(A run of records)
---

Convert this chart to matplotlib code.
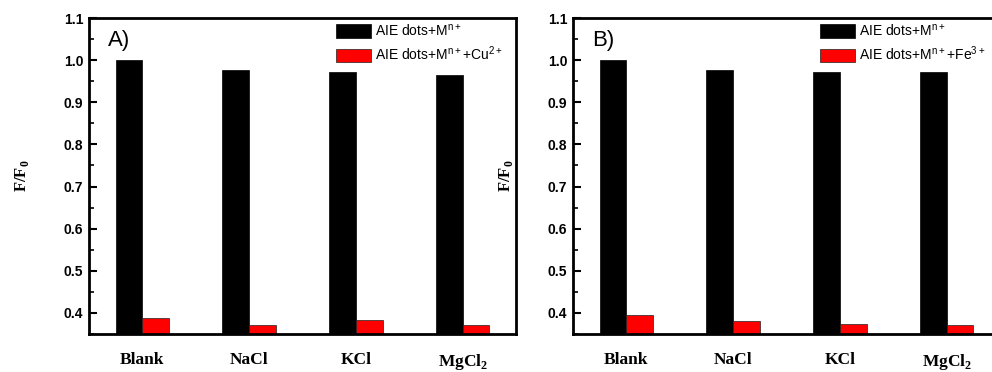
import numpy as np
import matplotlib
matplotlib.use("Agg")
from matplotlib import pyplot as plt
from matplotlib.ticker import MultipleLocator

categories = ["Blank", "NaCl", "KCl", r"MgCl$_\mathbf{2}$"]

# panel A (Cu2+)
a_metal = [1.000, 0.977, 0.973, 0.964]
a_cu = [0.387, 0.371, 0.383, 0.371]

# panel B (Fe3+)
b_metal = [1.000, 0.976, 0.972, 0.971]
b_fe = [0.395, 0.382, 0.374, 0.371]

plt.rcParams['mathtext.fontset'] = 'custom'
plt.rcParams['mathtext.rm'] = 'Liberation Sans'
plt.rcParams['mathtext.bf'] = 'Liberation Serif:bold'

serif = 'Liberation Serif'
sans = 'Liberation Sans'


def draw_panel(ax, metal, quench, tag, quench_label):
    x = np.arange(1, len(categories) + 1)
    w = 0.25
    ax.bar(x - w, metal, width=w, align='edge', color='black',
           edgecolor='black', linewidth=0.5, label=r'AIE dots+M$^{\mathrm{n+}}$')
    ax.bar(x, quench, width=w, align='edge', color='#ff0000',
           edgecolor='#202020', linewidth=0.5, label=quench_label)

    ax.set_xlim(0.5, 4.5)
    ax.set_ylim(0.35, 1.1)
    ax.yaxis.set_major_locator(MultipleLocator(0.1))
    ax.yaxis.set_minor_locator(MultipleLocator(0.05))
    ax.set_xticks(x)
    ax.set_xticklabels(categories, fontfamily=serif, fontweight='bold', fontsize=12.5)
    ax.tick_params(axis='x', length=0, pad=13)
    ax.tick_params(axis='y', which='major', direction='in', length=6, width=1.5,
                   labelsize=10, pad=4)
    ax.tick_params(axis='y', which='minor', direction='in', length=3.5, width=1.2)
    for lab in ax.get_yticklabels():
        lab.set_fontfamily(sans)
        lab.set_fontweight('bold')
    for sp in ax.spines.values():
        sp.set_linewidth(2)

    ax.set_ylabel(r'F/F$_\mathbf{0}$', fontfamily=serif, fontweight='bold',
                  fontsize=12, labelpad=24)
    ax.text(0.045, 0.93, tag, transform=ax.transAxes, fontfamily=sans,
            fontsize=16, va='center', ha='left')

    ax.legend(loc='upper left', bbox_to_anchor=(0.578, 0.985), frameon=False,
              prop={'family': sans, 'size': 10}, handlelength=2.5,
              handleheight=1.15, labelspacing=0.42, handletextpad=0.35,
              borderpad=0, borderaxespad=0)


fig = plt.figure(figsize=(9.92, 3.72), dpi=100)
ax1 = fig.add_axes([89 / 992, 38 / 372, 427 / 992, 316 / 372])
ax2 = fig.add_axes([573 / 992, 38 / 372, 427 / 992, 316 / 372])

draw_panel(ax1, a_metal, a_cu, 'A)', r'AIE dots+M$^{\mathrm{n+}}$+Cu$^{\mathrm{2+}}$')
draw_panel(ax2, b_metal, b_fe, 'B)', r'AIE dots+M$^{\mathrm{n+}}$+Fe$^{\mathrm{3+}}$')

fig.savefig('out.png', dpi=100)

---

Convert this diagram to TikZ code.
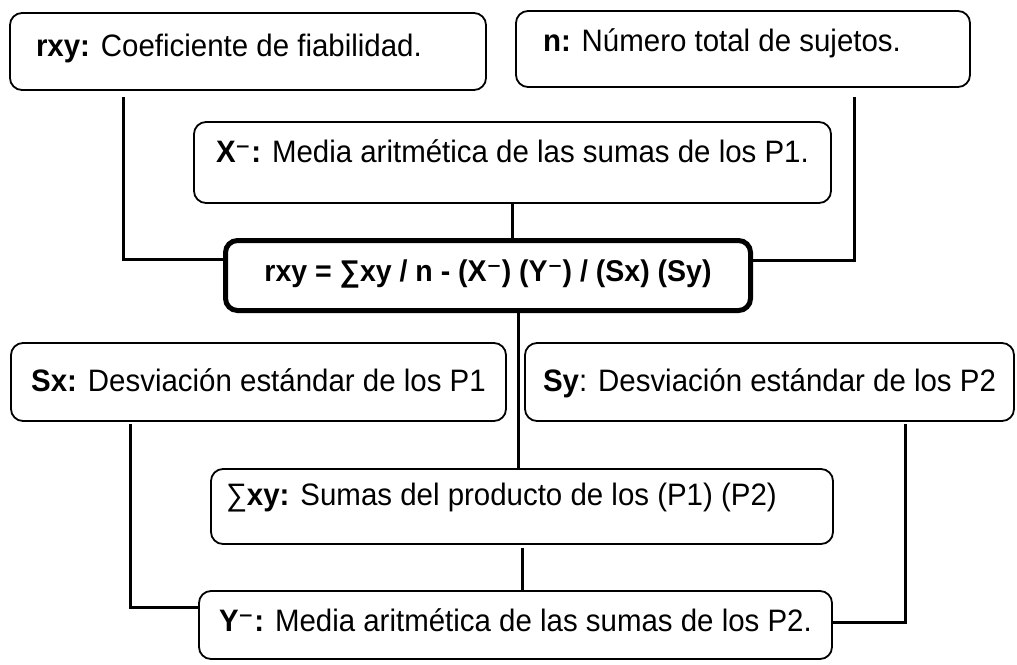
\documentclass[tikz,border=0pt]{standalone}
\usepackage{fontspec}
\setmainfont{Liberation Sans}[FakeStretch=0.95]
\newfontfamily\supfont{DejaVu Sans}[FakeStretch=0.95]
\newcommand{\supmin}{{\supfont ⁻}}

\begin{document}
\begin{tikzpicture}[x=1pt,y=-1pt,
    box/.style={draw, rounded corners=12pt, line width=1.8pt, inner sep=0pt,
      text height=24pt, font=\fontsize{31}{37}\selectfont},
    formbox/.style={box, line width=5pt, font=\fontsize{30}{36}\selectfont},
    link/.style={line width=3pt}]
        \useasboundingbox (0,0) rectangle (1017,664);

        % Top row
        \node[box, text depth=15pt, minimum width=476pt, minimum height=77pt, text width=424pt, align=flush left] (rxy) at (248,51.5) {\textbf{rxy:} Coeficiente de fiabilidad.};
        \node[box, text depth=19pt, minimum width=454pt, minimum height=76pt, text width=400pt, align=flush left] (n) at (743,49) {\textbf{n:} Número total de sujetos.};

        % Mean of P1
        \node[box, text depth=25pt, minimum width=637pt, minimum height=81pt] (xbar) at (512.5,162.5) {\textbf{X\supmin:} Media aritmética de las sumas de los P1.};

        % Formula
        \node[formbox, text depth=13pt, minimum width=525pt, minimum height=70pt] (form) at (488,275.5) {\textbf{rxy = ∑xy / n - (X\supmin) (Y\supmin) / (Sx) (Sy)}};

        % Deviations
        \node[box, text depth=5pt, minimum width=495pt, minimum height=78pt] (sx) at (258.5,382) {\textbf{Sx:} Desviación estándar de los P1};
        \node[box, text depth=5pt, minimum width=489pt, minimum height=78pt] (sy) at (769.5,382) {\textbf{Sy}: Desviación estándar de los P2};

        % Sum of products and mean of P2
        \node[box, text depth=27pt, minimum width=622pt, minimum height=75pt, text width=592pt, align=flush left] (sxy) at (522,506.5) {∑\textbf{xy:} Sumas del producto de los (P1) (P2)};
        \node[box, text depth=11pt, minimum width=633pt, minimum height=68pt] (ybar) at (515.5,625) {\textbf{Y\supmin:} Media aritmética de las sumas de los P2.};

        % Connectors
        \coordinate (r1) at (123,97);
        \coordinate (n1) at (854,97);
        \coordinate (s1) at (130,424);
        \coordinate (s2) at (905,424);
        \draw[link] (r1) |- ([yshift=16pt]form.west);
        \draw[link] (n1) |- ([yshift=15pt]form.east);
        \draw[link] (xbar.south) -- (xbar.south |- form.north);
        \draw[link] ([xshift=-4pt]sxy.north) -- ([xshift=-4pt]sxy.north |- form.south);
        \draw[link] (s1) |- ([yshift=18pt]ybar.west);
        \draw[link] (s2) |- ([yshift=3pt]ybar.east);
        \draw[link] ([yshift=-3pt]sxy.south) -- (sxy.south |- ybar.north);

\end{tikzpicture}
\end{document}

---

Leaving the pictures out, write out exactly the lines from the line containing "Convert this diagram to TikZ code." through the line containing "text depth=13pt, minimum", both included.

Convert this diagram to TikZ code.
\documentclass[tikz,border=0pt]{standalone}
\usepackage{fontspec}
\setmainfont{Liberation Sans}[FakeStretch=0.95]
\newfontfamily\supfont{DejaVu Sans}[FakeStretch=0.95]
\newcommand{\supmin}{{\supfont ⁻}}

\begin{document}
\begin{tikzpicture}[x=1pt,y=-1pt,
    box/.style={draw, rounded corners=12pt, line width=1.8pt, inner sep=0pt,
      text height=24pt, font=\fontsize{31}{37}\selectfont},
    formbox/.style={box, line width=5pt, font=\fontsize{30}{36}\selectfont},
    link/.style={line width=3pt}]
        \useasboundingbox (0,0) rectangle (1017,664);

        % Top row
        \node[box, text depth=15pt, minimum width=476pt, minimum height=77pt, text width=424pt, align=flush left] (rxy) at (248,51.5) {\textbf{rxy:} Coeficiente de fiabilidad.};
        \node[box, text depth=19pt, minimum width=454pt, minimum height=76pt, text width=400pt, align=flush left] (n) at (743,49) {\textbf{n:} Número total de sujetos.};

        % Mean of P1
        \node[box, text depth=25pt, minimum width=637pt, minimum height=81pt] (xbar) at (512.5,162.5) {\textbf{X\supmin:} Media aritmética de las sumas de los P1.};

        % Formula
        \node[formbox, text depth=13pt, minimum width=525pt, minimum height=70pt] (form) at (488,275.5) {\textbf{rxy = ∑xy / n - (X\supmin) (Y\supmin) / (Sx) (Sy)}};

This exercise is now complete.